SAN DIEGO (CNS) - A pair of lawsuits have been filed on behalf of former and current Scripps Health patients who allege their personal information may have been compromised during the recent ransomware attack on the San Diego-based health care system.
The complaints filed Monday in San Diego federal court allege Scripps did not properly safeguard its patients' personal information stolen in last month's cyberattack, even though Scripps should have been "on notice" of the potential risk due to similar incidents occurring in the health care industry.
Scripps said earlier this month that it was notifying more than 147,000 people that their personal information was affected, though the health care system said there has been no indication that any data was used to commit fraud.

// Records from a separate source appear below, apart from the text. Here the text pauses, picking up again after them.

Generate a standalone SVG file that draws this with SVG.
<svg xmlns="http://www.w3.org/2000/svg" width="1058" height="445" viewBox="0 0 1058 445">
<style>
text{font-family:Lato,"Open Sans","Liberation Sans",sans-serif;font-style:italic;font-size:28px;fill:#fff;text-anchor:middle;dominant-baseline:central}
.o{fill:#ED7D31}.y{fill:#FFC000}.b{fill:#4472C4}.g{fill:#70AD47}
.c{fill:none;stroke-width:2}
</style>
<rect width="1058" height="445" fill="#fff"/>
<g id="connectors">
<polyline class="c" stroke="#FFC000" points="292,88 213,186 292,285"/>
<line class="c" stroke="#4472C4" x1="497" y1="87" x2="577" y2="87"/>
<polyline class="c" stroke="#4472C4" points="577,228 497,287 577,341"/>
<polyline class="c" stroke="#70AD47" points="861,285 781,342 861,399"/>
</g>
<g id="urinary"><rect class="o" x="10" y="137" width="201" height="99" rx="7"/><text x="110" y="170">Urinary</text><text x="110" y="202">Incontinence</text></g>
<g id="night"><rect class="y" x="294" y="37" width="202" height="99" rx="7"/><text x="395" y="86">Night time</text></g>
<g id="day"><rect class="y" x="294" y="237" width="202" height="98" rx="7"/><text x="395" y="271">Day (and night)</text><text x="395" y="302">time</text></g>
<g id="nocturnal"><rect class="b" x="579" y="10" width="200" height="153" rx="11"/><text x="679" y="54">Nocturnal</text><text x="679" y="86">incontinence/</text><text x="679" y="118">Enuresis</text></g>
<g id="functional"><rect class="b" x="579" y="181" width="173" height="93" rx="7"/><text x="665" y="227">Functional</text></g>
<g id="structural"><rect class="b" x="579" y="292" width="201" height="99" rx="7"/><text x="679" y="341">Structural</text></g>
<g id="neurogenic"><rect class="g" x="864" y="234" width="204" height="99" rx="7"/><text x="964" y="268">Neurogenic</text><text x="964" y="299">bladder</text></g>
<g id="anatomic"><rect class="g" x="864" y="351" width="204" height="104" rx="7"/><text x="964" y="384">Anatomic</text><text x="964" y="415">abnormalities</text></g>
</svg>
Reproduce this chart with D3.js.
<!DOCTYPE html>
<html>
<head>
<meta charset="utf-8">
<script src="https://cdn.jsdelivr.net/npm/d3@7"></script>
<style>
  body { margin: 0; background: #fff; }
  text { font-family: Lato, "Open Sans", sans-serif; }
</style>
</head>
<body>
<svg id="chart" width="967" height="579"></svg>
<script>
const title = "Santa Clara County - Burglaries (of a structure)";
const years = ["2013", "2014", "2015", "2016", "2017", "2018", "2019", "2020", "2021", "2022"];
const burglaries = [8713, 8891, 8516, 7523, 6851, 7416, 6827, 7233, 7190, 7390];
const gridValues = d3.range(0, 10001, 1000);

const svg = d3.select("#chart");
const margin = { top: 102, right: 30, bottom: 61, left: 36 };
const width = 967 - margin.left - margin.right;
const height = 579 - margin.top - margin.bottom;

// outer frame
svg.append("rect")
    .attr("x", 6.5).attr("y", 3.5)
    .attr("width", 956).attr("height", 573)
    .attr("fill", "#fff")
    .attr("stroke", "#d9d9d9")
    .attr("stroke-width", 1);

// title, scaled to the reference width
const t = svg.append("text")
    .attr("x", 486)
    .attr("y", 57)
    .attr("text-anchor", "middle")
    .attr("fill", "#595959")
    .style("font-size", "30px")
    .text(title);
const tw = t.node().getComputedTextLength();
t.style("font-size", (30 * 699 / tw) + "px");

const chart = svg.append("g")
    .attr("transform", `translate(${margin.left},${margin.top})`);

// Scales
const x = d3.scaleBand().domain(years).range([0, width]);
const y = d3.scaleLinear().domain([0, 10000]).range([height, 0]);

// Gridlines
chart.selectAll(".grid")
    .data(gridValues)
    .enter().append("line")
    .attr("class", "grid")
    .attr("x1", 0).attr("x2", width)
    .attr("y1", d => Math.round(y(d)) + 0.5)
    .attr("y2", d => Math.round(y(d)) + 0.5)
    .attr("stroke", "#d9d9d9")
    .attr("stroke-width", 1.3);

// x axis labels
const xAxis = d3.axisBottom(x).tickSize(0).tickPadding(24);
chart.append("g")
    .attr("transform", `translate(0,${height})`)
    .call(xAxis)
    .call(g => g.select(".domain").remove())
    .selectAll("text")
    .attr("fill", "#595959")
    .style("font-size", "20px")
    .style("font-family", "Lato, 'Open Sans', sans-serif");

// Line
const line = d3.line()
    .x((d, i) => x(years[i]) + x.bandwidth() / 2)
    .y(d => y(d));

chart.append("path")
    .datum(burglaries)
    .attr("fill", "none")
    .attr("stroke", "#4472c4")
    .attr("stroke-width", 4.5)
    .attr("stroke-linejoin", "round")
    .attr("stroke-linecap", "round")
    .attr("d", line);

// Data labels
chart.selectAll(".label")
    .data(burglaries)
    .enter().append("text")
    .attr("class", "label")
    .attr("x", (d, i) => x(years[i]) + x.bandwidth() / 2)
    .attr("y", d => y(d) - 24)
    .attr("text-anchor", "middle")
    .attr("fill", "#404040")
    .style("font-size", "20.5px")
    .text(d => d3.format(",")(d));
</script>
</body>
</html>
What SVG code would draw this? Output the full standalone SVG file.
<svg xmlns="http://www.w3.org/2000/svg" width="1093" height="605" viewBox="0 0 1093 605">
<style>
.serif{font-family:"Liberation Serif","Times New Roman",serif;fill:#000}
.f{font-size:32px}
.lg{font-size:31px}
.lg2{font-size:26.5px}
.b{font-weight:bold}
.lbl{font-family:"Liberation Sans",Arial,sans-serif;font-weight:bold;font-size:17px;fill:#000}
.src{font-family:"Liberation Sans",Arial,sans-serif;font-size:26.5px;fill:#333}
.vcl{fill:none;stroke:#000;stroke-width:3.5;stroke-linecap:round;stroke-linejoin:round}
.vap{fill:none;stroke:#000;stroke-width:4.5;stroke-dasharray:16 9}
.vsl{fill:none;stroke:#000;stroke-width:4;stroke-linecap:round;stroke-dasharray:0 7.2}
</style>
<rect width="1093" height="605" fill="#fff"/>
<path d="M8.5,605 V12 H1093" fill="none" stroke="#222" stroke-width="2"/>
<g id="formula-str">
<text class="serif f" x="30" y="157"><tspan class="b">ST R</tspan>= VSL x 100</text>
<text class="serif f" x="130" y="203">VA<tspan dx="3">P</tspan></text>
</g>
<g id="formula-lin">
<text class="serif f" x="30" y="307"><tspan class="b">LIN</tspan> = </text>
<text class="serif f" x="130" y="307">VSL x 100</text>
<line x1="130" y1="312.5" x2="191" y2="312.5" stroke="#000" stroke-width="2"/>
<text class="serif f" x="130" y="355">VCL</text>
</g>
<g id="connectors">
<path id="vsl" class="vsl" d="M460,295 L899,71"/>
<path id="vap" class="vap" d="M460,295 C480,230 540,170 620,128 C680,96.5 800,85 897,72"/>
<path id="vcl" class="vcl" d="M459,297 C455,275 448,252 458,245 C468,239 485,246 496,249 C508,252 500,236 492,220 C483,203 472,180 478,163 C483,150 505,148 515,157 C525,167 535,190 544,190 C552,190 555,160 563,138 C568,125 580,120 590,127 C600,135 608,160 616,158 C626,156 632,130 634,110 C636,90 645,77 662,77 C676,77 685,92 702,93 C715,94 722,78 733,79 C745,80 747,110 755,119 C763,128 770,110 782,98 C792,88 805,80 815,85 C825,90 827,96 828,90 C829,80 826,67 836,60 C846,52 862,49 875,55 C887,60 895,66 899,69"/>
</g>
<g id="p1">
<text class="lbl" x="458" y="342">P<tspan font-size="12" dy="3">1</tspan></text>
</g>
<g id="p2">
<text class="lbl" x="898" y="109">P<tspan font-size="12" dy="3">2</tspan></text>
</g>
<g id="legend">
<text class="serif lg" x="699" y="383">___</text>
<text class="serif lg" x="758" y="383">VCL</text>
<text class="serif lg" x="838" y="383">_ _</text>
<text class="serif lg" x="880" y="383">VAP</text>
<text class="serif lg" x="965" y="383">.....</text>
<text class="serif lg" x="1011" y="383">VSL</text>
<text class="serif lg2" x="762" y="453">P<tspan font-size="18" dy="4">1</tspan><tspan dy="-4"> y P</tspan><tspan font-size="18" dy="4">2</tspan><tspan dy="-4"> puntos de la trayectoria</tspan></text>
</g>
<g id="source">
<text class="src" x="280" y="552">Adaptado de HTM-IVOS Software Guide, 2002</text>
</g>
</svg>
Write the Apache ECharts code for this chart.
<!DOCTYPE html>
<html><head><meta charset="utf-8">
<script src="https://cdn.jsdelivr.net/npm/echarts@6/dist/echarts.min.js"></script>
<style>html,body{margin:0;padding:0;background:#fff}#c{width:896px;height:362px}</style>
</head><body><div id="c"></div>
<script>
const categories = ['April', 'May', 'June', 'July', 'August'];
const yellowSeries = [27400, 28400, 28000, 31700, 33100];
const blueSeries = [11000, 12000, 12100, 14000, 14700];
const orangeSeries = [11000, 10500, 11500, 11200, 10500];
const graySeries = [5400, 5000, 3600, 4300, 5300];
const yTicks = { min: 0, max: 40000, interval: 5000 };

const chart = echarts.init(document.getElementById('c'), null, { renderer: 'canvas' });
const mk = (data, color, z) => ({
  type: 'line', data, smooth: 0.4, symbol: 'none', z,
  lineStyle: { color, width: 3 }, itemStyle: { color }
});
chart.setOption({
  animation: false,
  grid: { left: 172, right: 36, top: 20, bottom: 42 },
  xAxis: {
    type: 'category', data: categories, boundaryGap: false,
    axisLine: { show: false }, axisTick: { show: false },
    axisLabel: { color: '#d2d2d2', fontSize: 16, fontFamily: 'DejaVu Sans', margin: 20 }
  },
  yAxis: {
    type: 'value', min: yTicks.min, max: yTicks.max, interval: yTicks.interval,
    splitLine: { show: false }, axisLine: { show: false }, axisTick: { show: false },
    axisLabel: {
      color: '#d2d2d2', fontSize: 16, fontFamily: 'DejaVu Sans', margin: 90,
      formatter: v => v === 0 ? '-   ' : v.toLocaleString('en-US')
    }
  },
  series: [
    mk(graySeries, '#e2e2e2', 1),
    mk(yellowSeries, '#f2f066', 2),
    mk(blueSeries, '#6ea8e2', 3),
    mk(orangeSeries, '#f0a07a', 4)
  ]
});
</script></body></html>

Despite that, the plaintiffs allege they "are at imminent and impending risk of identity theft" that "will continue for the rest of their lives."
Scripps, which did not respond to requests for comment on the lawsuits, previously stated it would be providing complimentary credit monitoring and identity protection support services "for the less than 2.5% of individuals whose Social Security number and/or driver's license number were involved."
One of the complaints alleges that the service "does not and will not fully protect the patients from cyber criminals and is largely ineffective against protecting data after it has been stolen" and states cyber criminals will hold onto the stolen data until "long after victims concerns and preventative steps have diminished."
The plaintiffs seek unspecified damages and for Scripps to implement a number of preventive measures to bolster its cybersecurity.